Father Reasonably Withheld Support for College Tuition
Parents who are divorcing in Pennsylvania often express willingness to pay for their children’s college tuition when the time should come. Some parents even put their commitment in writing. Yet, as this case demonstrates, circumstances may change from the time of the divorce settlement to the time when children matriculate in college, and an effective agreement will anticipate those changes. The Superior Court of Pennsylvania examined one of those agreements in Mazurek v. Russell, 2014 PA Super 130 (June 24, 2014).
In 2010, Mother and Father executed a marital settlement agreement, in which Father agreed to pay 100% of the children’s expenses for colleges that would be “reasonable and appropriate for the children, with the parties’ mutual consent, which consent shall not be unreasonably withheld.” Three years later, Mother sued Father for contempt of this provision after Father refused to pay for their third son’s expenses at Marymount Manhattan College. Father presented evidence, in the form of emails that he wrote to his son and Mother, to prove that his refusal to pay was not unreasonable. Father testified that his son had estranged himself from Father, did not consult him about his choice of colleges, did not permit Father to access his academic records and grades, and did not agree to maintain a 3.0 grade point average and refrain from having a car at school. The trial court held Father in contempt, finding that his refusal to pay was not reasonable.
On appeal, the Superior Court quoted two lengthy emails that Father wrote to his son (linked here). Father told his son he thought Marymount Manhattan was not the right choice for him, that Emerson would be a better choice, and that he would not financially support a son who refused to communicate with him. Father followed up with an email to Mother, writing that he would pay for tuition only if the son would grant him access to his academic records, maintain a 3.0 GPA, and refrain from keeping a car at school. Father also testified that he had paid private school tuition for all four children through high school, and college tuition for two elder children. The third child had not lived up to his academic potential in high school, and Father was concerned that he lacked maturity to succeed in college without parental supervision. Interestingly, Mother did not testify or present witnesses.

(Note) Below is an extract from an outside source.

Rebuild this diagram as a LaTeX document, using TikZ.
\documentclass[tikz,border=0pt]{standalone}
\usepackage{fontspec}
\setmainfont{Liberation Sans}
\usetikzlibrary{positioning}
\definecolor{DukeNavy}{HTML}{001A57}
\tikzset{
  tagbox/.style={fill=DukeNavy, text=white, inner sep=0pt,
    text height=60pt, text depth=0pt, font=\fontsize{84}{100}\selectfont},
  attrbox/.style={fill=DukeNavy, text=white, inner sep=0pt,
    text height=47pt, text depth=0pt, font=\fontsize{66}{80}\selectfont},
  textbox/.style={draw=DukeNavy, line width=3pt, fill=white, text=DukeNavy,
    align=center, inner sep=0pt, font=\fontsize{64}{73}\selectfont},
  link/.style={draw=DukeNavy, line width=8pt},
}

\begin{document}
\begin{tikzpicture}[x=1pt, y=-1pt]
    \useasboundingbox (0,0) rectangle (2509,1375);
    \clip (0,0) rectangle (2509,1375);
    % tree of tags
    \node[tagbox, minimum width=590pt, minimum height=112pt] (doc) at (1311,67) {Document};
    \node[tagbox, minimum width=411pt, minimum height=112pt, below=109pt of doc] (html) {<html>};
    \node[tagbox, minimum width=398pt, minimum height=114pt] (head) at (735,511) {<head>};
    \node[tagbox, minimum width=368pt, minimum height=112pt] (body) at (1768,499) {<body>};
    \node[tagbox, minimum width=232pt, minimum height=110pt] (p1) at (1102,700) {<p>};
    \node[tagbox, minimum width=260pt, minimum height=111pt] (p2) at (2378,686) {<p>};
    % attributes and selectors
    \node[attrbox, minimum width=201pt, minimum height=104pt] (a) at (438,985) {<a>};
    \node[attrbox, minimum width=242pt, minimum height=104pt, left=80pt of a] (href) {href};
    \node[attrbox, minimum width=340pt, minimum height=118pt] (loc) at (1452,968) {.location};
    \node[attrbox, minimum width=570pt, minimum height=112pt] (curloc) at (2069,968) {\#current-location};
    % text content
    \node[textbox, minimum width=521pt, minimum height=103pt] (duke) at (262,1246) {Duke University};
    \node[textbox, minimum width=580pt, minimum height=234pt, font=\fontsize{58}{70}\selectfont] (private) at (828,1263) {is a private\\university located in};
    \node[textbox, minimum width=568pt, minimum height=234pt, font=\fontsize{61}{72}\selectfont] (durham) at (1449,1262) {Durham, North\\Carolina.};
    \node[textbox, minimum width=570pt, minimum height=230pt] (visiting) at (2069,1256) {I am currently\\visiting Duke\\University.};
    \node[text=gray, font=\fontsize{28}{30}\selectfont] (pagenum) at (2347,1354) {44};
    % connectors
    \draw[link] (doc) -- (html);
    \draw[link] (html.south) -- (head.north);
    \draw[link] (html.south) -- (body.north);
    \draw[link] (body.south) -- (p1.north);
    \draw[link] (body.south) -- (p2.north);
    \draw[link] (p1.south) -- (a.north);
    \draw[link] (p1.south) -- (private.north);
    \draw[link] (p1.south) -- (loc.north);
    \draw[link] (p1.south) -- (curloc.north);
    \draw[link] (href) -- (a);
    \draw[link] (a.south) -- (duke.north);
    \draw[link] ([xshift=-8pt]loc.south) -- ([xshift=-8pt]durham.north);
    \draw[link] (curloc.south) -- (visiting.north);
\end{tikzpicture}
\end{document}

The Superior Court agreed that Father’s demands were reasonable. The Court cited Fina (1999), a college support involving a similar contract obligating a parent to pay for college. In Fina, as in this case, the parent’s obligation was conditional upon being consulted and granting his consent, which would not be withheld unreasonably. In Fina, as in this case, the Court held that a child’s refusal to consult with the parent and “purposeful estrangement” excused the parent from his contractual obligation. The Court distinguished the prior decision in Wineburgh (2002), in which the parent was not excused from paying tuition.
The Superior Court reversed the trial court’s decision holding Father in contempt. On appeal, the Court held that Father’s refusal to pay for the child’s college expenses was reasonable.
Judge Jenkins wrote separately in Mazurek, filing a concurrence. In his opinion, Judge Jenkins expressed reservations about what might constitute “purposeful estrangement” between a parent and child. Judge Jenkins hinted that if the child need not have a meaningful personal relationship with his father in order to deserve financial support under the contract. It would be sufficient, perhaps, for the child to inform his father of his plans and provide his grades.